# Requirement
Quote the whole listing word for word. Do not include the pictures.

|---|

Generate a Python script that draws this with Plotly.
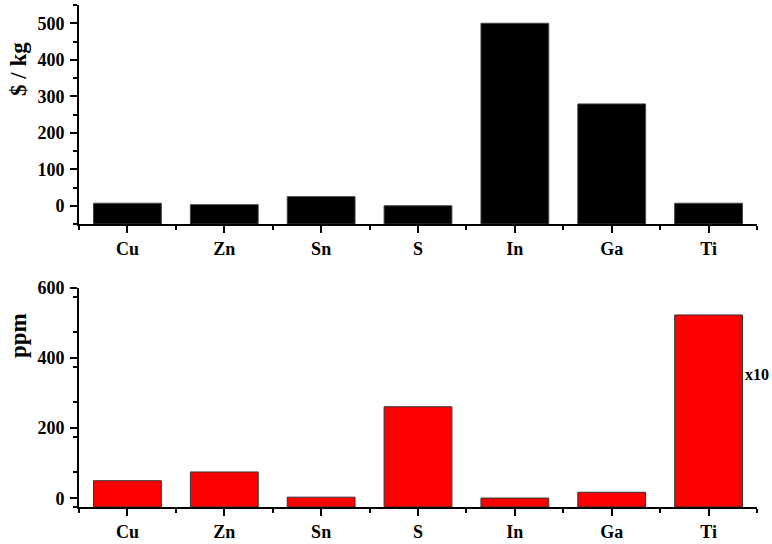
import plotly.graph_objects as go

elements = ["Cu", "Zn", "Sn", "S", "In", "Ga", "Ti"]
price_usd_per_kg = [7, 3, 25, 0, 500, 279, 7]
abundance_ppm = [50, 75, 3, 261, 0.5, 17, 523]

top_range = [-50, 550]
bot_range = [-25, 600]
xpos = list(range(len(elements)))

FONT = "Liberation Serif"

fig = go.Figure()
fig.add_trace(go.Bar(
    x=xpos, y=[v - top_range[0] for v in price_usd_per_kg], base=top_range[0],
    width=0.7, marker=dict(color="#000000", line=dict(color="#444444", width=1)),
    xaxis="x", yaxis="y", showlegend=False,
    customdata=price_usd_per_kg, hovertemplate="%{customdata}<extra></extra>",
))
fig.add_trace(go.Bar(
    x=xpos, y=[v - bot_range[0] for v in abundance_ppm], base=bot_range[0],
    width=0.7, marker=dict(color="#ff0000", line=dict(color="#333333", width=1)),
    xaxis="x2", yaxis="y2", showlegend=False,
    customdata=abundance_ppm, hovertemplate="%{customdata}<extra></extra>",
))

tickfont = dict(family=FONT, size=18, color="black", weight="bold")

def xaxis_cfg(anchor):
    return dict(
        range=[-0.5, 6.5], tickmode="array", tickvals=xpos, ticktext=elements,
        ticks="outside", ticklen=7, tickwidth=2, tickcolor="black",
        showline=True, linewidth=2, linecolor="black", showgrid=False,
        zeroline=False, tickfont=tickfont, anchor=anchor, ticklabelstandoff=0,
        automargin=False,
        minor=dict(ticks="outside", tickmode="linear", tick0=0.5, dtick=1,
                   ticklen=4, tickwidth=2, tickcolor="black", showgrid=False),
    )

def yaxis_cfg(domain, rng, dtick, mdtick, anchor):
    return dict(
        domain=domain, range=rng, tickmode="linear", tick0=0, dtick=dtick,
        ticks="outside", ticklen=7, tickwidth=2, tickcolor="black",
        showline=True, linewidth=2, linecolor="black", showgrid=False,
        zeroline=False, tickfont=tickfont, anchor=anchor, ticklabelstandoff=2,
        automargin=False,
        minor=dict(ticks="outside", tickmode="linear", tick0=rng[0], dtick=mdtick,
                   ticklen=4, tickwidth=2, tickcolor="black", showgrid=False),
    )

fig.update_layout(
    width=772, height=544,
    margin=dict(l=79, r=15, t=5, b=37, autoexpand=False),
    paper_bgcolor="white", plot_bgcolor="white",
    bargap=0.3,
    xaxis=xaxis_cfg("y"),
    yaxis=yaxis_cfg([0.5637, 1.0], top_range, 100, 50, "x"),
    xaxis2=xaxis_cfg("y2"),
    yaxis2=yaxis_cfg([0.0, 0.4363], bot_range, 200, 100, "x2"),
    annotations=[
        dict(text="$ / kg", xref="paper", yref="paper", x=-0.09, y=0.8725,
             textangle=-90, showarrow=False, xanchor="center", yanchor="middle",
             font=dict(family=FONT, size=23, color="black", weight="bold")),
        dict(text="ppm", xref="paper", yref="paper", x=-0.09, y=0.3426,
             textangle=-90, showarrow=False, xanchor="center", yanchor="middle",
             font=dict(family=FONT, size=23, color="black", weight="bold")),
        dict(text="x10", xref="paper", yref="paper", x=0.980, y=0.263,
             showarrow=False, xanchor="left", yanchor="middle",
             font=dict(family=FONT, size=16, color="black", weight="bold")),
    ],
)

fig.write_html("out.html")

|---|

# Reply
Generate a Python script that draws this with Plotly.
import plotly.graph_objects as go

elements = ["Cu", "Zn", "Sn", "S", "In", "Ga", "Ti"]
price_usd_per_kg = [7, 3, 25, 0, 500, 279, 7]
abundance_ppm = [50, 75, 3, 261, 0.5, 17, 523]

top_range = [-50, 550]
bot_range = [-25, 600]
xpos = list(range(len(elements)))

FONT = "Liberation Serif"

fig = go.Figure()
fig.add_trace(go.Bar(
    x=xpos, y=[v - top_range[0] for v in price_usd_per_kg], base=top_range[0],
    width=0.7, marker=dict(color="#000000", line=dict(color="#444444", width=1)),
    xaxis="x", yaxis="y", showlegend=False,
    customdata=price_usd_per_kg, hovertemplate="%{customdata}<extra></extra>",
))
fig.add_trace(go.Bar(
    x=xpos, y=[v - bot_range[0] for v in abundance_ppm], base=bot_range[0],
    width=0.7, marker=dict(color="#ff0000", line=dict(color="#333333", width=1)),
    xaxis="x2", yaxis="y2", showlegend=False,
    customdata=abundance_ppm, hovertemplate="%{customdata}<extra></extra>",
))

tickfont = dict(family=FONT, size=18, color="black", weight="bold")

def xaxis_cfg(anchor):
    return dict(
        range=[-0.5, 6.5], tickmode="array", tickvals=xpos, ticktext=elements,
        ticks="outside", ticklen=7, tickwidth=2, tickcolor="black",
        showline=True, linewidth=2, linecolor="black", showgrid=False,
        zeroline=False, tickfont=tickfont, anchor=anchor, ticklabelstandoff=0,
        automargin=False,
        minor=dict(ticks="outside", tickmode="linear", tick0=0.5, dtick=1,
                   ticklen=4, tickwidth=2, tickcolor="black", showgrid=False),
    )

def yaxis_cfg(domain, rng, dtick, mdtick, anchor):
    return dict(
        domain=domain, range=rng, tickmode="linear", tick0=0, dtick=dtick,
        ticks="outside", ticklen=7, tickwidth=2, tickcolor="black",
        showline=True, linewidth=2, linecolor="black", showgrid=False,
        zeroline=False, tickfont=tickfont, anchor=anchor, ticklabelstandoff=2,
        automargin=False,
        minor=dict(ticks="outside", tickmode="linear", tick0=rng[0], dtick=mdtick,
                   ticklen=4, tickwidth=2, tickcolor="black", showgrid=False),
    )

fig.update_layout(
    width=772, height=544,
    margin=dict(l=79, r=15, t=5, b=37, autoexpand=False),
    paper_bgcolor="white", plot_bgcolor="white",
    bargap=0.3,
    xaxis=xaxis_cfg("y"),
    yaxis=yaxis_cfg([0.5637, 1.0], top_range, 100, 50, "x"),
    xaxis2=xaxis_cfg("y2"),
    yaxis2=yaxis_cfg([0.0, 0.4363], bot_range, 200, 100, "x2"),
    annotations=[
        dict(text="$ / kg", xref="paper", yref="paper", x=-0.09, y=0.8725,
             textangle=-90, showarrow=False, xanchor="center", yanchor="middle",
             font=dict(family=FONT, size=23, color="black", weight="bold")),
        dict(text="ppm", xref="paper", yref="paper", x=-0.09, y=0.3426,
             textangle=-90, showarrow=False, xanchor="center", yanchor="middle",
             font=dict(family=FONT, size=23, color="black", weight="bold")),
        dict(text="x10", xref="paper", yref="paper", x=0.980, y=0.263,
             showarrow=False, xanchor="left", yanchor="middle",
             font=dict(family=FONT, size=16, color="black", weight="bold")),
    ],
)

fig.write_html("out.html")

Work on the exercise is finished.